Joining us on our Interviews with the Faculty Members pages, this issue is the new dean of the Faculty of Arts and Social Sciences. With a successful career from basketball to engineering, economy and the TÜBİTAK Science Award, Mehmet Baç talks to us on his background, award, the financial crisis, world policies and art.
Following a high school diploma from the St. Michel French High School, Dr. Mehmet Baç received a BSc from the Electrical Engineering and Telecommunication Department of Istanbul Technical University in 1983. Baç received a master's degree in Economics from Boğaziçi University in 1986, and a doctorate degree from the Université Laval in Quebec, Canada in 1990. Baç has been giving lectures on game theory and economics at Sabancı University since 2002, and is currently the Dean of the Faculty of Arts and Social Sciences (FASS). Baç was most recently granted a TÜBİTAK Science Award for his "extraordinary international achievement in the design of an inspection, reward and penalty system to prevent authority abuse cases such as corruption and bribery in institutions in microeconomics".
Economics was a coincidence
Did you choose electrical engineering on purpose?
It was my first choice at the university exam. But I was hardly 18; nothing was “knowingly” at the time. We weren’t lucky as you are; we couldn’t change our program once we began. After three years, you just can’t go back; you want to see it through. In the end, 60% of it was lost time. I had always been more interested in science, but I did enjoy social subjects too. I wasn’t able to make a distinction between natural and social sciences for myself back then, and I still can’t. That’s why I chose a social science that has a large natural science aspect into it.
How and why did you choose economics?
It was a coincidence really. I was well into sports those days. I was a semi-professional player in the basketball team of Galatasaray. I wasn’t able to attend laboratory classes due to practices. My engineering theory wasn’t bad; I could compete with others. But my practice was weak since I missed all laboratory classes. Then I did a few internships.
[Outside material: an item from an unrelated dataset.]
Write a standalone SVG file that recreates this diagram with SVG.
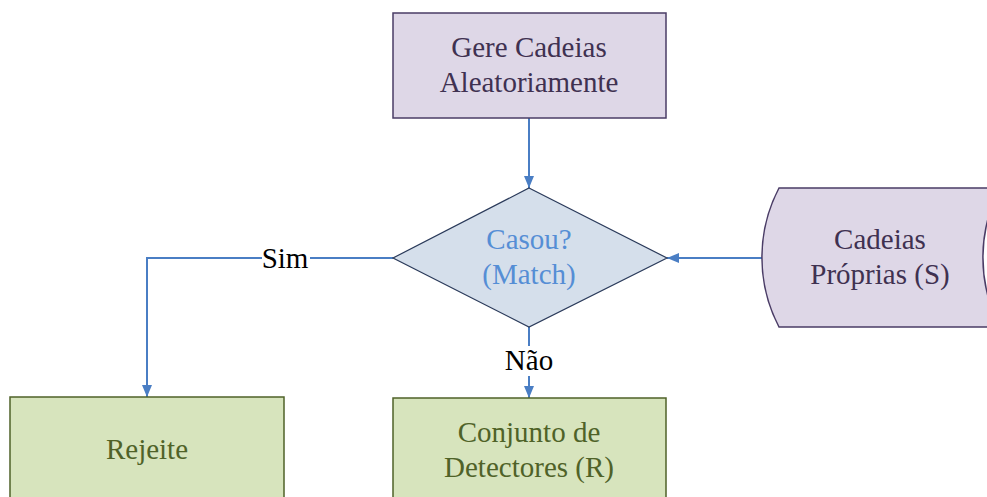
<svg xmlns="http://www.w3.org/2000/svg" width="987" height="497" viewBox="0 0 987 497">
<style>
text{font-family:"Liberation Serif","Times New Roman",serif;font-size:29px;text-anchor:middle}
.purple{fill:#DED7E7;stroke:#4A3C66;stroke-width:1.5}
.ptext{fill:#3F3151}
.green{fill:#D7E4BD;stroke:#4F6228;stroke-width:1.5}
.gtext{fill:#4F6228}
.dia{fill:#D5DFEB;stroke:#2A3A5A;stroke-width:1.2}
.dtext{fill:#558ED5}
.conn{fill:none;stroke:#4A7EC4;stroke-width:2}
.lbl{fill:#000}
</style>
<defs>
<marker id="ah" viewBox="0 0 12 10" refX="12" refY="5" markerWidth="12" markerHeight="10" markerUnits="userSpaceOnUse" orient="auto">
<path d="M0,0 L12,5 L0,10 Z" fill="#4A7EC4"/>
</marker>
</defs>
<g id="connectors">
<path class="conn" d="M529,118 V188" marker-end="url(#ah)"/>
<path class="conn" d="M762,258 H667" marker-end="url(#ah)"/>
<path class="conn" d="M393,258 H147 V397" marker-end="url(#ah)"/>
<path class="conn" d="M529,327 V398" marker-end="url(#ah)"/>
<rect x="262" y="244" width="48" height="30" fill="#fff"/>
<text class="lbl" x="285" y="268">Sim</text>
<rect x="503" y="346" width="52" height="30" fill="#fff"/>
<text class="lbl" x="529" y="370">Não</text>
</g>
<g id="gere">
<rect class="purple" x="393" y="13" width="273" height="105"/>
<text class="ptext" x="529" y="57">Gere Cadeias</text>
<text class="ptext" x="529" y="92">Aleatoriamente</text>
</g>
<g id="casou">
<path class="dia" d="M529,188 L667,258 L529,327 L393,258 Z"/>
<text class="dtext" x="529" y="249">Casou?</text>
<text class="dtext" x="529" y="284">(Match)</text>
</g>
<g id="cadeias">
<path class="purple" d="M779,188 H1000 A150,150 0 0 0 1000,327 H779 A150,150 0 0 1 779,188 Z"/>
<text class="ptext" x="880" y="249">Cadeias</text>
<text class="ptext" x="880" y="284">Próprias (S)</text>
</g>
<g id="rejeite">
<rect class="green" x="10" y="397" width="274" height="110"/>
<text class="gtext" x="147" y="459">Rejeite</text>
</g>
<g id="conjunto">
<rect class="green" x="393" y="398" width="273" height="110"/>
<text class="gtext" x="529" y="442">Conjunto de</text>
<text class="gtext" x="529" y="477">Detectores (R)</text>
</g>
</svg>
I was told that my soldering was really awful. In fact, one of the workers there told me off one day because of my handiwork. I blew my top and finished my internship elsewhere. Thanks to these internships, I decided I wasn’t going to become an engineer. The engineers there toiled from 9 to 6; they could only spare themselves an hour or two on weekends. And they were paid peanuts. I didn’t want to be one of them. This is how I gave up on electric engineering.
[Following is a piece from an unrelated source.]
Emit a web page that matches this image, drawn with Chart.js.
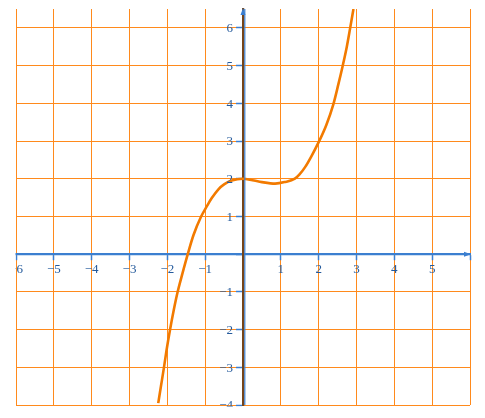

It was an intense period, leading up to 1980. The military intervention and all cost me a few more years. Social issues had always been of interest to me. I tried to decide between administration and economics, and found myself going for economics. I loved the subject as I did my master’s, and decided to go for postgraduate. These wouldn’t even have crossed my mind 3-4 years ago. But the times have changed. I see people who plan their postgraduate education 10 years in advance.
You mentioned playing basketball at university. In fact, the "Ekşi Sözlük" website calls you "the İbrahim Kutluay of his day". Do you still play basketball?
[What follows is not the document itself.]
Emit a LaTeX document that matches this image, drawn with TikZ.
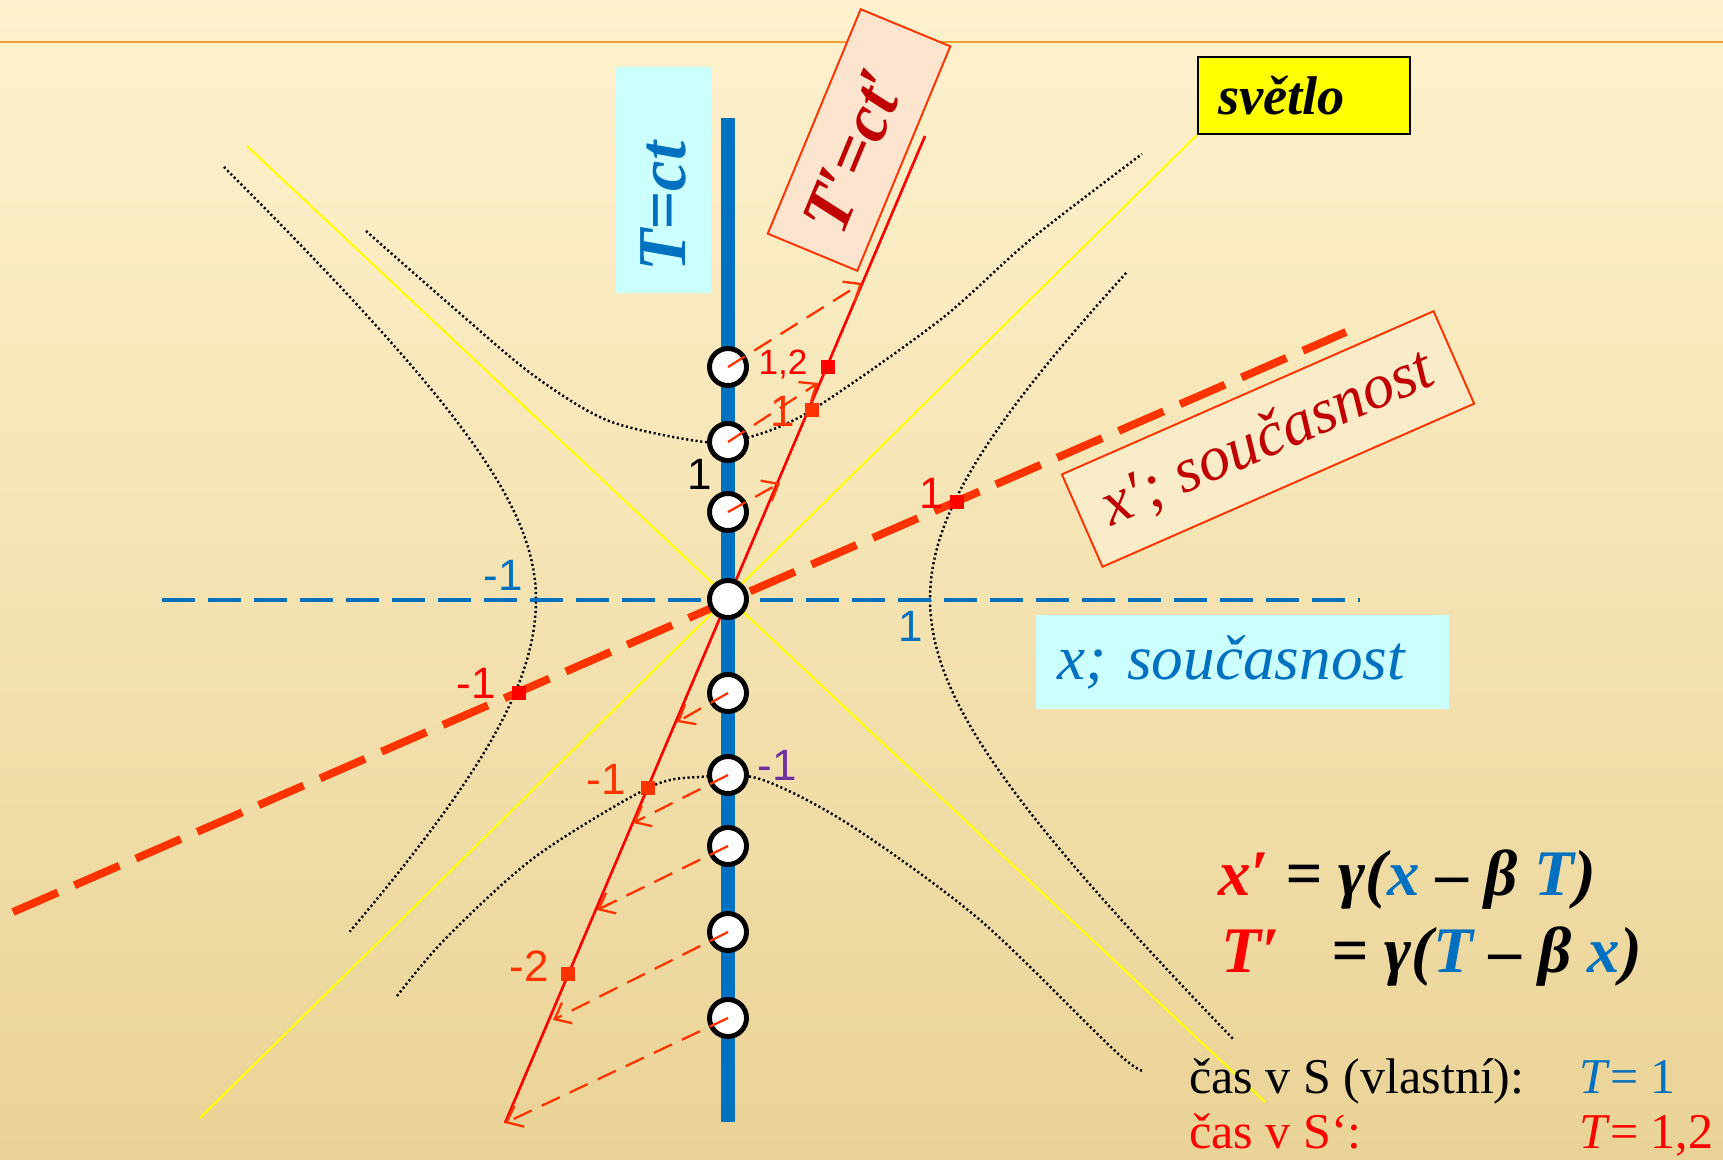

It must be quite an old "student" that remembers both periods. I still do play at the Sports Hall. Last night I shot a few rounds. The place was deserted because of the football match. The school is crowded now, so the Sports Hall is packed in the evenings.
I’m always under surveillance!
Your studies and courses are on game theory. Do you make up game theories in your everyday life, and solve problems through such theories?
I must be under the influence of the concept. You don’t realize it right off the bat, but it must be the case. I think all economics students are somewhat under the influence of this, because of their education. At the very least, there is something called experimental economics, which includes suggestions like "this is how people behave under such conditions". Game theory has these kinds of suggestions, too. These are tested with real subjects. You must have heard of the Prisoner’s Dilemma. To test these theories, they sit people down in front of computers and make them choose what they would do in various conditions. They make sure that subjects are not economics students because they know how to think strategically. They know how the person opposite them will think, and they think accordingly. Working on these subjects does instill a degree of unwanted distrust for the people around you. You begin to view them differently. For instance, there is a clock that sits at the top of the oven in our kitchen; it turns out that my wife set it a few minutes late the other day. And then, when I was hurrying to get my little one prepared for school, my wife turns around and says, "Don't panic; the clock is five minutes fast anyway," proving that we have been defeated by our own rationality.